* _DATA_
◆ ◆ ◆
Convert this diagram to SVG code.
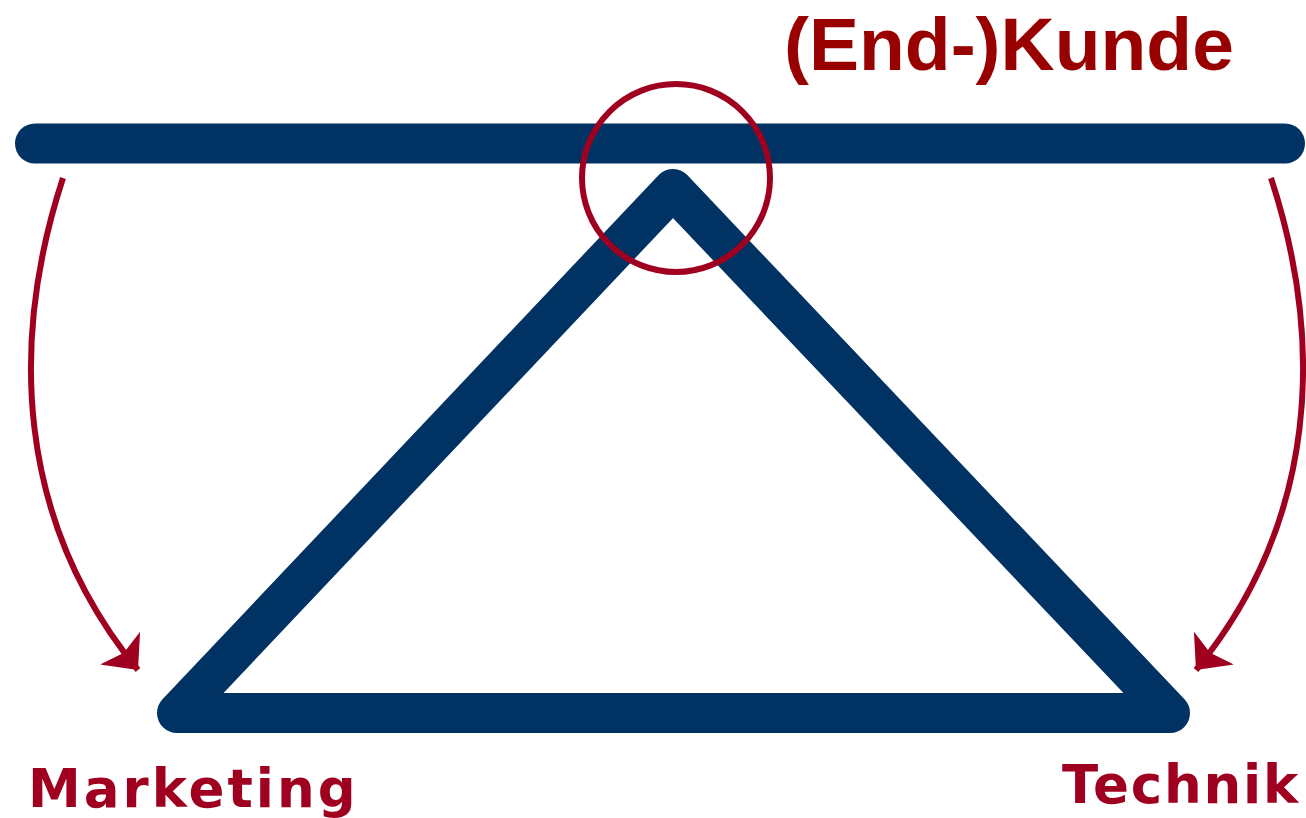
<svg xmlns="http://www.w3.org/2000/svg" width="1306" height="818" viewBox="0 0 1306 818">
<style>
.navy{fill:none;stroke:#003363;stroke-width:40;stroke-linecap:round;stroke-linejoin:round}
.red{fill:none;stroke:#a00020;stroke-width:6}
.lbl{font-family:"DejaVu Sans",Verdana,sans-serif;font-weight:bold;fill:#a00020;font-size:53px;letter-spacing:3px}
.title{font-family:"Liberation Sans",Arial,sans-serif;font-weight:bold;fill:#990000;font-size:75px}
</style>
<defs>
<marker id="ah" markerWidth="5" markerHeight="9" refX="4.7" refY="0" orient="auto" markerUnits="strokeWidth" viewBox="0 -4.5 5 9">
<path d="M0,-4.3 L4.7,0 L0,4.3 L1,0 Z" fill="#a00020"/>
</marker>
</defs>
<rect width="1306" height="818" fill="#fff"/>
<g id="beam"><line class="navy" x1="35" y1="143.5" x2="1285" y2="143.5"/></g>
<g id="triangle"><path class="navy" d="M673,189 L177,713 L1170,713 Z"/></g>
<g id="focus"><circle class="red" cx="676" cy="178" r="94"/></g>
<g id="connectors">
<path class="red" d="M63,178 C10,340 15,520 138,670" marker-end="url(#ah)"/>
<path class="red" d="M1271,178 C1324,340 1319,520 1196,670" marker-end="url(#ah)"/>
</g>
<g id="kunde"><text class="title" x="784" y="70">(End-)Kunde</text></g>
<g id="marketing"><text class="lbl" x="28" y="807">Marketing</text></g>
<g id="technik"><text class="lbl" x="1062" y="803" style="letter-spacing:1.8px">Technik</text></g>
</svg>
◆ ◆ ◆
* _WHAT YOU NEED TO DO_
Make an exact copy of the listing above. Do not include the pictures.

* _FINAL ANSWER_
Convert this diagram to SVG code.
<svg xmlns="http://www.w3.org/2000/svg" width="1306" height="818" viewBox="0 0 1306 818">
<style>
.navy{fill:none;stroke:#003363;stroke-width:40;stroke-linecap:round;stroke-linejoin:round}
.red{fill:none;stroke:#a00020;stroke-width:6}
.lbl{font-family:"DejaVu Sans",Verdana,sans-serif;font-weight:bold;fill:#a00020;font-size:53px;letter-spacing:3px}
.title{font-family:"Liberation Sans",Arial,sans-serif;font-weight:bold;fill:#990000;font-size:75px}
</style>
<defs>
<marker id="ah" markerWidth="5" markerHeight="9" refX="4.7" refY="0" orient="auto" markerUnits="strokeWidth" viewBox="0 -4.5 5 9">
<path d="M0,-4.3 L4.7,0 L0,4.3 L1,0 Z" fill="#a00020"/>
</marker>
</defs>
<rect width="1306" height="818" fill="#fff"/>
<g id="beam"><line class="navy" x1="35" y1="143.5" x2="1285" y2="143.5"/></g>
<g id="triangle"><path class="navy" d="M673,189 L177,713 L1170,713 Z"/></g>
<g id="focus"><circle class="red" cx="676" cy="178" r="94"/></g>
<g id="connectors">
<path class="red" d="M63,178 C10,340 15,520 138,670" marker-end="url(#ah)"/>
<path class="red" d="M1271,178 C1324,340 1319,520 1196,670" marker-end="url(#ah)"/>
</g>
<g id="kunde"><text class="title" x="784" y="70">(End-)Kunde</text></g>
<g id="marketing"><text class="lbl" x="28" y="807">Marketing</text></g>
<g id="technik"><text class="lbl" x="1062" y="803" style="letter-spacing:1.8px">Technik</text></g>
</svg>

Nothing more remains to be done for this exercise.